Form Fields Printing Blank

This is a frequent frustration: you fill out a PDF form on screen, hit print, and the fields come out empty. This happens because the form data exists in an interactive layer that some print drivers skip. Flattening merges the field content into the page content, guaranteeing it prints.

Color Shifts

Transparency and blending modes can produce unexpected color results when processed by different RIP software. What looks like a consistent color on screen may print with visible shifts. Flattening resolves blending calculations ahead of time, producing predictable colors.

Flattening vs Rasterizing

These terms are related but different:

  • Flattening merges layers and resolves transparency while preserving vector elements where possible. Text remains as selectable text, and vector graphics stay sharp at any zoom level.
  • Rasterizing converts the entire document to pixel-based images. This guarantees visual accuracy but destroys selectability and may reduce sharpness if the resolution is too low.

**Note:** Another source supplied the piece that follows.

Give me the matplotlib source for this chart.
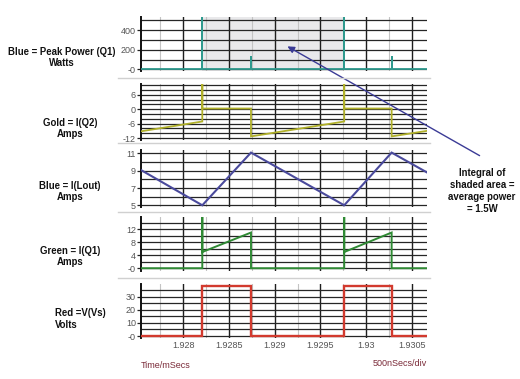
import matplotlib
matplotlib.use("Agg")
import matplotlib.pyplot as plt
from matplotlib.lines import Line2D
from matplotlib.patches import FancyArrowPatch
import numpy as np

# ---------------- data ----------------
x_min, x_max = 1.927534, 1.930667
x_ticks = [1.928, 1.9285, 1.929, 1.9295, 1.93, 1.9305]
x_tick_labels = ["1.928", "1.9285", "1.929", "1.9295", "1.93", "1.9305"]

t_on = [1.928208, 1.929761]
t_off = [1.928741, 1.930280]

# Panel 1: peak power Q1 (W)
t_power = [x_min, t_on[0], t_on[0], t_on[0], t_off[0], t_off[0], t_off[0],
           t_on[1], t_on[1], t_on[1], t_off[1], t_off[1], t_off[1], x_max]
v_power = [0, 0, 600, 0, 0, 140, 0, 0, 600, 0, 0, 135, 0, 0]
shade_range = [t_on[0], t_on[1]]

# Panel 2: I(Q2) (A)
t_iq2 = [x_min, t_on[0], t_on[0], t_on[0], t_off[0], t_off[0],
         t_on[1], t_on[1], t_on[1], t_off[1], t_off[1], x_max]
v_iq2 = [-9.2, -5.1, 14, 0.3, 0.3, -11.3, -5.1, 14, 0.3, 0.3, -11.3, -9.0]

# Panel 3: I(Lout) (A)
t_il = [x_min, t_on[0], t_off[0], t_on[1], t_off[1], x_max]
v_il = [9.1, 5.0, 11.1, 5.0, 11.1, 8.8]

# Panel 4: I(Q1) (A)
t_iq1 = [x_min, t_on[0], t_on[0], t_on[0], t_off[0], t_off[0],
         t_on[1], t_on[1], t_on[1], t_off[1], t_off[1], x_max]
v_iq1 = [0, 0, 20, 5.0, 11.0, 0, 0, 20, 5.0, 11.0, 0, 0]

# Panel 5: V(Vs) (V)
t_vs = [x_min, t_on[0], t_on[0], t_off[0], t_off[0],
        t_on[1], t_on[1], t_off[1], t_off[1], x_max]
v_vs = [0, 0, 38.5, 38.5, 0, 0, 38.5, 38.5, 0, 0]

panel_labels = ["Blue = Peak Power (Q1)\nWatts", "Gold = I(Q2)\nAmps",
                "Blue = I(Lout)\nAmps", "Green = I(Q1)\nAmps", "Red =V(Vs)\nVolts"]
y_ticks = [[0, 200, 400], [-12, -6, 0, 6], [5, 7, 9, 11], [0, 4, 8, 12], [0, 10, 20, 30]]
y_tick_labels = [["-0", "200", "400"], ["-12", "-6", "0", "6"], ["5", "7", "9", "11"],
                 ["-0", "4", "8", "12"], ["-0", "10", "20", "30"]]
y_grid = [np.arange(0, 501, 100), np.arange(-12, 11, 2), np.arange(5, 12, 1),
          np.arange(0, 15, 2), np.arange(0, 36, 5)]
y_lims = [(-14, 530), (-12.8, 10.5), (4.8, 11.4), (-0.7, 15.7), (-1.5, 39.7)]

colors = ["#2f9a8e", "#b0b02a", "#4a4a9c", "#2f8a34", "#d23a2e"]
widths = [1.3, 1.3, 1.5, 1.4, 1.7]

# ---------------- layout ----------------
W, H = 520, 379
plt.rcParams['font.family'] = ['Liberation Sans', 'DejaVu Sans']
fig = plt.figure(figsize=(W / 100, H / 100), dpi=100)

left_px, right_px = 140.7, 427
panel_px = [(17.3, 70.7), (84, 140), (150, 207), (217.3, 270.5), (284, 338)]
label_pos = [(62, 57.7), (70, 128.5), (70, 191.5), (70, 256.5), (55, 319)]

series = [(t_power, v_power), (t_iq2, v_iq2), (t_il, v_il), (t_iq1, v_iq1), (t_vs, v_vs)]

tick_fs = 6.5
label_fs = 6.9

axes = []
for i, (top, bot) in enumerate(panel_px):
    ax = fig.add_axes([left_px / W, 1 - bot / H, (right_px - left_px) / W, (bot - top) / H])
    axes.append(ax)
    ax.set_xlim(x_min, x_max)
    ax.set_ylim(*y_lims[i])
    for s in ["top", "right", "bottom"]:
        ax.spines[s].set_visible(False)
    ax.spines["left"].set_color("#111111")
    ax.spines["left"].set_linewidth(1.4)
    minor_x = np.arange(1.92775, x_max, 0.0005)
    for xv in minor_x:
        ax.axvline(xv, color="#c4c4c4", lw=0.8, zorder=1)
    for xv in x_ticks:
        ax.axvline(xv, color="#1e1e1e", lw=1.0, zorder=1)
    for yv in y_grid[i]:
        ax.axhline(yv, color="#262626", lw=0.9, zorder=1)
    if i == 0:
        ax.axvspan(shade_range[0], shade_range[1], color="#e9e9eb", zorder=0.5, lw=0)
    t, v = series[i]
    ax.plot(t, v, color=colors[i], lw=widths[i], zorder=3, solid_joinstyle="miter")
    ax.set_yticks(y_ticks[i])
    ax.set_yticklabels(y_tick_labels[i])
    ax.tick_params(axis="y", length=3, width=0.9, color="#222222", pad=0.5,
                   labelsize=tick_fs, labelcolor="#555555")
    ax.set_xticks(x_ticks)
    if i == 4:
        ax.set_xticklabels(x_tick_labels)
        ax.tick_params(axis="x", length=0, pad=2.5, labelsize=tick_fs, labelcolor="#555555")
    else:
        ax.tick_params(axis="x", length=0, labelbottom=False)
    lx, ly = label_pos[i]
    fig.text(lx / W, 1 - ly / H, panel_labels[i], ha="left" if i == 4 else "center",
             va="center", ma="left" if i == 4 else "center", fontsize=label_fs,
             fontweight="bold", color="#111111", linespacing=1.2)

# separators between panels
for yp in [78.3, 143.3, 211.7, 278.3]:
    fig.add_artist(Line2D([118 / W, 430 / W], [1 - yp / H, 1 - yp / H],
                          color="#d0d0d0", lw=1.0))

# axis captions
fig.text(left_px / W, 1 - 366 / H, "Time/mSecs", ha="left", va="center",
         fontsize=tick_fs, color="#7a2a38")
fig.text(right_px / W, 1 - 364 / H, "500nSecs/div", ha="right", va="center",
         fontsize=tick_fs, color="#7a2a38")

# annotation
fig.text(482 / W, 1 - 191.5 / H, "Integral of\nshaded area =\naverage power\n= 1.5W",
         ha="center", va="center", ma="center", fontsize=label_fs, fontweight="bold",
         color="#111111", linespacing=1.25)
fig.add_artist(FancyArrowPatch(
    (482 / W, 1 - 157 / H), (285 / W, 1 - 45 / H), transform=fig.transFigure,
    arrowstyle="-|>,head_length=4,head_width=2", color="#3b3b96", lw=1.0,
    mutation_scale=1))

fig.savefig("out.png", dpi=100)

For most printing needs, flattening is preferred because it preserves text quality and vector sharpness. Full rasterization is a last resort for documents with extremely complex transparency that flattening alone cannot resolve.

Tips for Print-Ready PDFs

  • Always keep an unflattened original: Flattening is a one-way process. Save the flattened version as a separate file so you can edit the original later if needed.
  • Check bleed and margins: Flattening does not fix layout issues. Verify your bleed areas and safe margins before flattening.
  • Use CMYK color space: If printing commercially, ensure your document uses CMYK colors rather than RGB. Color conversion after flattening can produce unexpected shifts.
  • Proof at 100% zoom: After flattening, zoom to 100% and check critical areas: text sharpness, transparency zones, and areas where objects overlap.
  • Ask your printer: When in doubt, ask your print service provider for their preferred file specifications. Many provide a preflight checklist that includes flattening requirements.